The second part of the project provided support and stimulus to the marketing and sale of produce to the women involved in the project from Gakenke and Burera, but also 30 from the district of Musanze, who were already active from a pilot project initiated in 2015. “These women sell part of their home garden produce in local markets, and this provides some individual revenue,” explains Munyankindi. “Proceeds from the sale of products from the collective gardens remains with the groups that manage them, and who then decide how to use these revenues, for example, for common needs or to provide loans to members of the collective in case of urgent needs.” The project covered necessary costs which included duties, notary fees and consultancy. The costs also covered a cooperative mill to grind corn and other local cereals so that some of the goods could be transformed to sell in markets not only to the local population, but also to tourists in Ruhengeri, one of the towns which acts as a gateway to the national park which hosts the last of the mountain gorillas. The women of the cooperative had access to micro-credit at the start of the activities, and attended a course on micro-credit management and management of a cooperative. Nurses also make house calls to provide basic nutritional education and to monitor the health of the women and their children.


Generous donation


The total cost of the project was € 67,580 and covered human resource costs; purchase of goods: educational materials, seeds, tools, poultry and medications, six cisterns to collect rainwater, insecticides, a mill; provision of services (including establishment of funds for microcredit; travel and transport; and on-site project management fees). St. Anthonys Charities was asked for and approved a grant of €20,000 in March 2016.

So far 90 families in extreme poverty consisting of women with approximately 450 dependent children, have benefited from this project. Future autonomy and continuity is ensured, secured by the assets of the project, animal breeding, cultivation of the pilot collective gardens and home vegetable plots, and work at the mill. “This will ensure self-sustaining households, and there will be an increase in produce intended for sale which will create wealth destined to help family health and educational needs,” says Munyankindi. “The microcredit activities and the establishment and growth of the cooperative will be a further guarantee of support to the continuity and development of the project.”

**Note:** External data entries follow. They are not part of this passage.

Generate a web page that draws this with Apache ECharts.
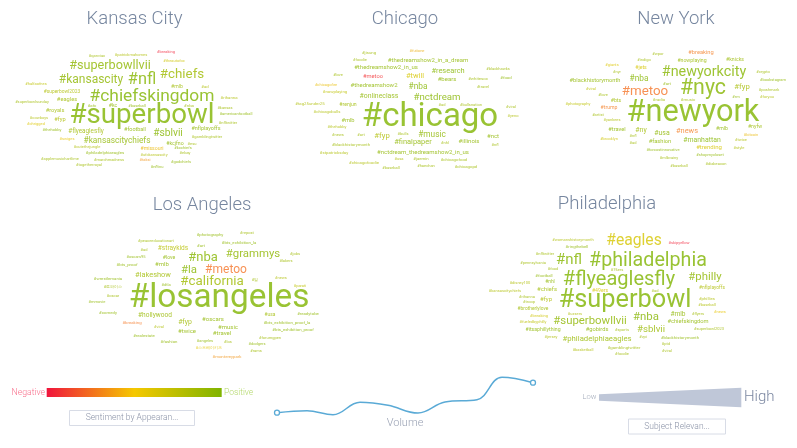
<!DOCTYPE html>
<html>
<head>
<meta charset="utf-8">
<style>html,body{margin:0;padding:0;background:#fff}#main{width:797px;height:448px}</style>
<script src="https://cdn.jsdelivr.net/npm/echarts@6/dist/echarts.min.js"></script>
</head>
<body>
<div id="main"></div>
<script>
var kansasCityTags = ['#superbowl','#chiefskingdom','#superbowllvii','#kansascity','#nfl','#chiefs','#sblvii','#kansascitychiefs','#flyeaglesfly','#eagles',
    '#royals','#fyp','#football','#nflplayoffs','#superbowl2023','#kc','#mlb','#ad','#afc','#nba',
    '#baseball','#superbowlsunday','#rihanna','#kansas','#americanfootball','#cowboys','#chrigged','#thehobby','#nfltwitter','#gamblingtwitter',
    '#swiges','#kcjfno','#esu','#cutethejungle','#missouri','#kcchiefs','#philadelphiaeagles','#ufckansascity','#ebay','#applemusichartlime',
    '#marchmadness','#taksi','#godchiefs','#togetherroyal','#nfltnu','#qanviac','#patrickmahomes','#breaking','#theautofox','#halfaofnes'];
var kansasCityRelevance = [83,52,38,36,49,40,33,29,22,20, 20,20,19,19,17,18,18,15,15,15, 14,14,15,14,14,14,14,14,14,14, 14,18,14,14,18,14,15,14,14,14, 14,14,14,14,14,14,14,14,14,14];
var kansasCitySentiment = [1,1,.95,.95,.98,.9,.98,.95,.9,.9, .9,.85,.95,.95,.85,.95,.9,.85,.95,.9, .95,.9,.85,.9,.95,.85,.7,.95,.9,.9, .65,.95,.9,.85,.6,.95,.95,.85,.9,.9, .9,.45,.95,.9,.95,.9,.85,.05,.75,.8];

var chicagoTags = ['#chicago','#nctdream','#jisung','#futione','#foodie','#thedreamshow2_in_a_dream','#thedreamshow2_in_us','#research','#blackhawks','#love',
    '#metoo','#twill','#bears','#whitesox','#food','#chicagofire','#thedreamshow2','#nba','#travel','#nowplaying',
    '#onlineclass','#tag25under25','#renjun','#ad','#bullsnation','#viral','#yeno','#chicagobulls','#mlb','#thehobby',
    '#news','#art','#fyp','#bulls','#music','#finalpaper','#nhl','#illinois','#nct','#nfl',
    '#blackhistorymonth','#nctdream_thedreamshow2_in_us','#stpatricksday','#chicagofoodie','#usa','#jaemin','#chicagofood','#baseball','#haechan','#chicagopd'];
var chicagoRelevance = [99,32,15,14,14,21,21,26,14,14, 20,26,21,15,15,14,21,29,14,15, 24,15,18,14,14,14,14,15,20,14, 14,14,27,14,29,26,14,21,21,14, 15,21,15,15,14,15,15,14,14,15];
var chicagoSentiment = [1,.98,.9,.55,.9,.95,.95,.98,.9,.9, .1,.72,.95,.9,.95,.62,.95,.98,.9,.8, .95,.85,.9,.9,.9,.9,.85,.85,.95,.85, .9,.9,.85,.9,.95,.95,.9,.95,.95,.9, .9,.95,.85,.85,.85,.9,.9,.9,.9,.9];

var newYorkTags = ['#newyork','#nyc','#newyorkcity','#metoo','#breaking','#nowplaying','#knicks','#jets','#indigo','#wpor',
    '#giants','#nyr','#crypto','#bookstagram','#poshmark','#foryou','#blackhistorymonth','#nba','#art','#fyp',
    '#viral','#love','#rm','#photography','#bts','#radio','#music','#trump','#artist','#yankees',
    '#travel','#ny','#usa','#news','#mlb','#nyfw','#bitcoin','#brooklyn','#nfl','#ad',
    '#fashion','#manhattan','#trending','#twice','#style','#forcostinnovative','#shopmycloset','#mlbvainy','#baseball','#diabeacon'];
var newYorkRelevance = [92,64,43,40,20,18,18,18,14,14, 14,14,14,14,14,14,20,29,15,27, 14,14,14,14,18,15,15,18,14,14, 20,24,24,26,18,18,14,14,14,14, 20,24,21,14,14,14,14,14,14,14];
var newYorkSentiment = [1,.98,.98,.32,.35,.92,.92,.72,.9,.9, .7,.9,.9,.95,.9,.85,.95,.98,.95,.88, .8,.9,.95,.8,.9,.9,.9,.35,.9,.85, .95,.9,.95,.35,.95,.92,.6,.75,.9,.9, .95,.98,.72,.85,.85,.95,.95,.9,.9,.9];

var losAngelesTags = ['#losangeles','#california','#metoo','#grammys','#nba','#la','#peaceeducationart','#ad','#straykids','#oscars95',
    '#love','#bts_proof','#mlb','#lakeshow','#wrestlemania','#트와이스','#dtla','#oscar','#mmovie','#comedy',
    '#hollywood','#breaking','#viral','#fyp','#twice','#realestate','#fashion','#photography','#repost','#bts_exhibition_la',
    '#art','#jobs','#lakers','#일','#news','#parati','#usa','#readytobe','#oscars','#music',
    '#bts_exhibition_proof_la','#bts_exhibition_proof','#travel','#forumgpen','#angeles','#los','#dodgers','#스프레이키즈','#rams','#montereypark'];
var losAngelesRelevance = [100,40,36,35,39,35,14,14,23,14, 18,15,21,26,15,15,14,14,14,15, 23,15,14,24,21,15,15,15,14,15, 15,14,14,15,14,14,17,15,21,21, 15,15,21,14,14,14,14,14,14,15];
var losAngelesSentiment = [1,.9,.32,.95,.98,.98,.9,.9,.82,.95, .95,.95,.95,.9,.95,.9,.95,.9,.95,.95, .92,.33,.85,.9,.95,.95,.95,.95,.9,.95, .95,.9,.9,.9,.85,.8,.9,.95,.95,.95, .95,.95,.95,.9,.95,.9,.95,.68,.9,.45];

var philadelphiaTags = ['#superbowl','#flyeaglesfly','#philadelphia','#nfl','#eagles','#skipyellow','#womanshistorymonth','#ringthebell','#nfltwitter','#pennsylvania',
    '#food','#football','#nhl','#disney100','#chiefs','#kansascitychiefs','#49ers','#ad','#76ers','#philly',
    '#nflplayoffs','#phillies','#baseball','#news','#rihanna','#troop','#fyp','#brotherlylove','#breaking','#fueledbyphilly',
    '#superbowllvii','#uzsers','#nba','#mlb','#flyers','#chiefskingdom','#itsaphillything','#gobirds','#sports','#sblvii',
    '#superbowl2023','#jersey','#philadelphiaeagles','#vpi','#blackhistorymonth','#gamblingtwitter','#ptd','#viral','#foodie','#basketball'];
var philadelphiaRelevance = [76,60,59,45,47,14,14,15,14,14, 14,15,17,14,21,14,18,14,14,35, 17,15,14,14,14,14,21,17,14,14, 35,14,35,23,14,20,18,20,14,32, 14,14,27,14,15,15,14,14,14,14];
var philadelphiaSentiment = [1,1,1,.98,.72,.05,.85,.95,.9,.9, .9,.95,.95,.85,.9,.85,.72,.9,.9,.95, .85,.85,.85,.65,.9,.9,.85,.9,.75,.8, .95,.85,.98,.95,.9,.95,.95,.95,.9,.92, .9,.85,.92,.9,.95,.9,.9,.9,.9,.85];

var volumeDays = [0,30,56,83,111,141,168,200,225,256];
var volumeValues = [14.6,18.6,10.6,35.4,29.4,14,36,40.6,85.4,74.6];

var cityNames = ['Kansas City','Chicago','New York','Los Angeles','Philadelphia'];

// word cloud placement, pixel pairs on the 797x448 page
var kansasCityPlaces = [[142,116],[152,97],[110,66],[91,80],[142,80],[182,75],[168,133],[117,141],[86,131],[67,100],
    [55,111],[60,120],[135,130],[206,129],[62,92],[113,106],[177,87],[205,87],[92,106],[189,106],
    [137,106],[32,102],[229,98],[225,108],[236,114],[39,118],[36,124],[52,130],[228,123],[207,137],
    [67,139],[175,144],[192,144],[87,147],[152,149],[183,148],[105,153],[154,155],[185,153],[60,159],
    [109,160],[145,160],[181,162],[89,165],[157,167],[97,56],[131,55],[166,52],[174,61],[36,84]];
var chicagoPlaces = [[430,118],[437,98],[369,53],[417,51],[360,60],[428,60],[386,67],[448,71],[498,69],[338,75],
    [373,77],[415,76],[447,79],[478,79],[506,78],[326,85],[374,85],[418,87],[483,87],[335,92],
    [379,96],[310,104],[348,105],[442,105],[471,105],[511,107],[513,116],[327,112],[348,121],[337,127],
    [338,135],[361,135],[382,136],[403,134],[432,135],[413,142],[445,143],[469,141],[493,136],[495,145],
    [351,145],[423,152],[334,153],[364,163],[399,159],[421,159],[454,160],[391,168],[426,166],[466,167]];
var newYorkPlaces = [[693,113],[703,89],[704,72],[645,92],[701,53],[692,61],[735,60],[641,68],[644,60],[658,54],
    [612,65],[617,72],[763,72],[773,80],[769,90],[767,97],[595,81],[639,79],[667,84],[742,87],
    [591,89],[603,95],[736,97],[578,104],[616,101],[659,100],[688,100],[609,108],[598,115],[612,120],
    [617,130],[641,130],[662,133],[687,131],[722,129],[755,127],[751,135],[609,139],[633,136],[633,143],
    [660,142],[702,140],[709,147],[741,140],[739,148],[663,150],[710,155],[669,158],[679,166],[716,164]];
var losAngelesPlaces = [[219,299],[212,282],[226,270],[253,254],[203,258],[189,270],[156,241],[144,250],[173,248],[136,257],
    [169,258],[127,265],[162,264],[153,275],[108,279],[113,287],[166,285],[113,296],[97,302],[108,313],
    [155,315],[132,323],[159,327],[185,322],[187,331],[144,336],[169,342],[210,235],[247,233],[239,243],
    [201,246],[295,254],[286,261],[255,280],[281,278],[300,286],[270,315],[308,314],[213,319],[228,327],
    [287,323],[293,330],[222,333],[270,338],[205,341],[228,342],[257,344],[209,348],[256,351],[227,357]];
var philadelphiaPlaces = [[625,301],[619,280],[648,261],[569,260],[634,241],[679,243],[573,240],[577,247],[545,254],[533,263],
    [553,269],[544,276],[550,282],[520,283],[547,289],[505,291],[600,291],[655,291],[617,270],[705,277],
    [712,288],[707,299],[707,305],[720,312],[527,297],[529,302],[546,299],[533,309],[539,316],[533,322],
    [590,321],[575,314],[646,317],[678,314],[698,314],[688,322],[543,330],[597,330],[622,330],[651,330],
    [709,329],[551,337],[597,339],[643,337],[680,338],[624,348],[666,344],[667,351],[622,354],[583,350]];

var sentimentColors = ['#f0143c','#f57a28','#e6c800','#80b400'];
var fontName = 'Roboto';

// small words are drawn tighter than the big ones
function wordSize(relevance) {
    var factor = echarts.number.linearMap(relevance, [30, 36], [0.86, 1], true);
    return relevance / 3 * factor;
}

function wordSeries(tags, relevance, sentiment, places) {
    var data = [];
    for (var i = 0; i < tags.length; i++) {
        data.push({
            name: tags[i],
            value: places[i],
            label: {
                fontSize: wordSize(relevance[i]),
                color: echarts.color.lerp(sentiment[i], sentimentColors)
            }
        });
    }
    return {
        type: 'scatter',
        xAxisIndex: 0,
        yAxisIndex: 0,
        symbolSize: 1,
        silent: true,
        itemStyle: {color: 'transparent'},
        label: {show: true, position: 'inside', formatter: '{b}', fontFamily: fontName, fontWeight: 400},
        data: data
    };
}

function staticText(text, x, y, size, color, align, weight) {
    return {
        type: 'text',
        x: x,
        y: y,
        silent: true,
        style: {
            text: text,
            fill: color,
            fontFamily: fontName,
            fontSize: size,
            fontWeight: weight || 400,
            align: align || 'center',
            verticalAlign: 'middle'
        }
    };
}

function filterBox(x, y, w, h) {
    return {
        type: 'rect',
        silent: true,
        shape: {x: x, y: y, width: w, height: h},
        style: {fill: '#fff', stroke: '#d8dce6', lineWidth: 1}
    };
}

var volumeData = [];
for (var i = 0; i < volumeDays.length; i++) {
    volumeData.push([volumeDays[i], volumeValues[i]]);
}

var chart = echarts.init(document.getElementById('main'), null, {renderer: 'canvas'});
chart.setOption({
    animation: false,
    backgroundColor: '#fff',
    grid: [
        {left: 0, top: 0, width: 797, height: 448},
        {left: 277, top: 370, width: 256, height: 50}
    ],
    xAxis: [
        {type: 'value', gridIndex: 0, min: 0, max: 797, show: false},
        {type: 'value', gridIndex: 1, min: 0, max: 256, show: false}
    ],
    yAxis: [
        {type: 'value', gridIndex: 0, min: 0, max: 448, inverse: true, show: false},
        {type: 'value', gridIndex: 1, min: 0, max: 100, show: false}
    ],
    graphic: [
        staticText(cityNames[0], 134.5, 19.5, 18.5, '#76869f', 'center', 300),
        staticText(cityNames[1], 405, 19.5, 18.5, '#76869f', 'center', 300),
        staticText(cityNames[2], 676, 19.5, 18.5, '#76869f', 'center', 300),
        staticText(cityNames[3], 202, 205.5, 18.5, '#76869f', 'center', 300),
        staticText(cityNames[4], 607, 204.5, 18.5, '#76869f', 'center', 300),
        {
            type: 'rect',
            silent: true,
            shape: {x: 46.7, y: 388, width: 175, height: 9},
            style: {
                fill: new echarts.graphic.LinearGradient(0, 0, 1, 0, [
                    {offset: 0, color: '#f0143c'},
                    {offset: 0.5, color: '#f5c800'},
                    {offset: 1, color: '#80b400'}
                ])
            }
        },
        staticText('Negative', 45, 393, 8.7, '#f8708c', 'right', 300),
        staticText('Positive', 224, 393, 8.5, '#b4d86c', 'left', 300),
        filterBox(69.5, 410.5, 125, 15),
        staticText('Sentiment by Appearan...', 132, 418, 8.5, '#8b93a7', 'center', 300),
        staticText('Volume', 405, 423, 11, '#9aa2b4', 'center', 300),
        {
            type: 'polygon',
            silent: true,
            shape: {points: [[599, 394.3], [741.3, 387.7], [741.3, 407.3], [599, 400.7]]},
            style: {fill: '#bfc7d8'}
        },
        staticText('Low', 589.5, 397, 7.5, '#a2aaba', 'center', 300),
        staticText('High', 744, 397, 15, '#7a86a0', 'left', 300),
        filterBox(628.5, 419, 97, 15),
        staticText('Subject Relevan...', 677, 426.5, 8.5, '#8b93a7', 'center', 300)
    ],
    series: [
        wordSeries(kansasCityTags, kansasCityRelevance, kansasCitySentiment, kansasCityPlaces),
        wordSeries(chicagoTags, chicagoRelevance, chicagoSentiment, chicagoPlaces),
        wordSeries(newYorkTags, newYorkRelevance, newYorkSentiment, newYorkPlaces),
        wordSeries(losAngelesTags, losAngelesRelevance, losAngelesSentiment, losAngelesPlaces),
        wordSeries(philadelphiaTags, philadelphiaRelevance, philadelphiaSentiment, philadelphiaPlaces),
        {
            type: 'line',
            xAxisIndex: 1,
            yAxisIndex: 1,
            smooth: 0.4,
            silent: true,
            showAllSymbol: true,
            symbol: function(value, params) {
                return (params.dataIndex === 0 || params.dataIndex === volumeData.length - 1) ? 'circle' : 'none';
            },
            symbolSize: 5,
            lineStyle: {color: '#5aaad6', width: 1.5},
            itemStyle: {color: '#fff', borderColor: '#5aaad6', borderWidth: 1.3},
            data: volumeData
        }
    ]
});
</script>
</body>
</html>
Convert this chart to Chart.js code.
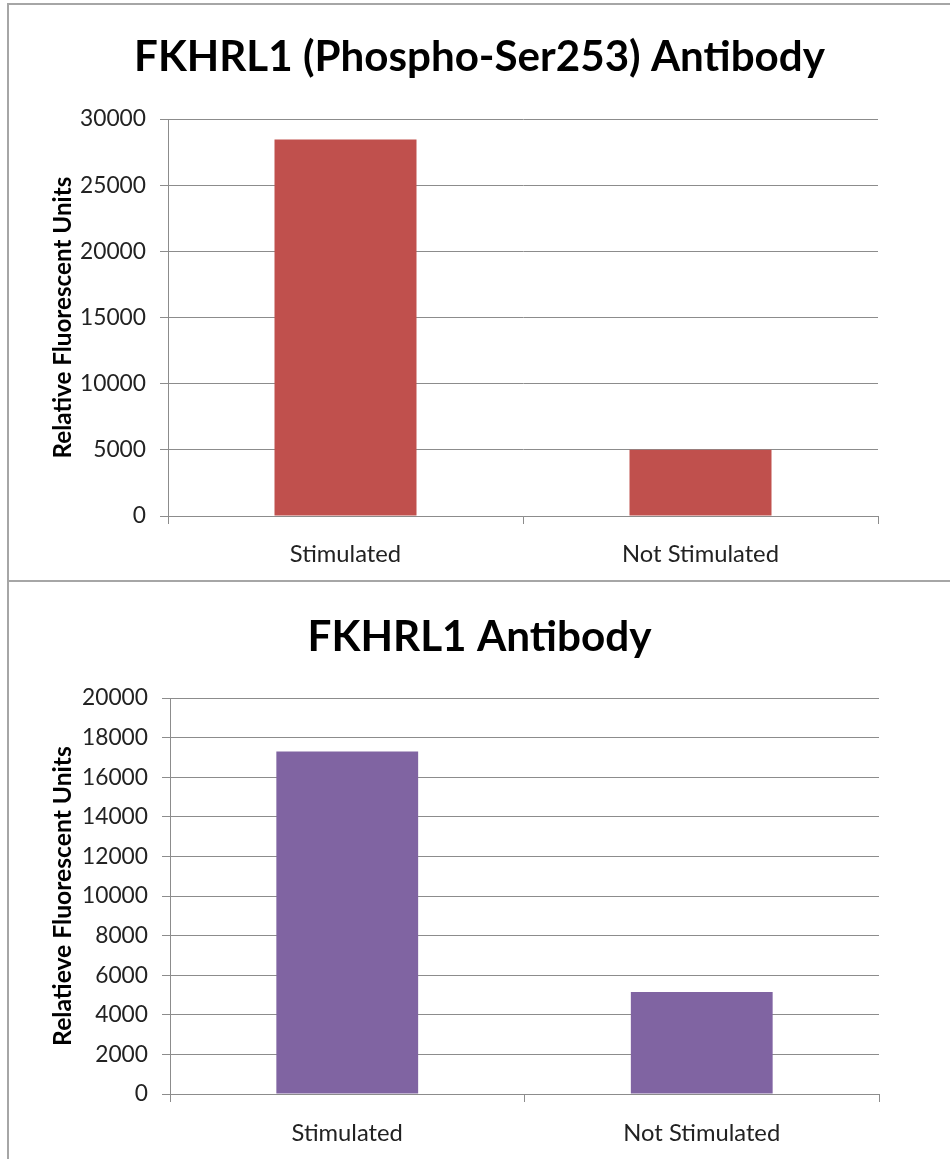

Young from the animals provided by the project (including sheep, goats, pigs and poultry) will be sold to other women to generate further income. These first cooperatives will also serve as an example for others who want to join the cooperative later or for other groups who want to create co-operatives, drawing on the proceeds from the sale of the products of collective gardens.

“I would like to express my sincere thanks to St. Anthony’s Charities and the readers of the Messenger of Saint Anthony for your continued and important support for various projects in favour of the people of our diocese,” writes Vincent Harolimana, Bishop of Ruhegeri. “Your interventions are a welcome response to the differing needs of people in difficulty. We guarantee you, on our part, good collaboration, and we remain with you in the union of prayer.”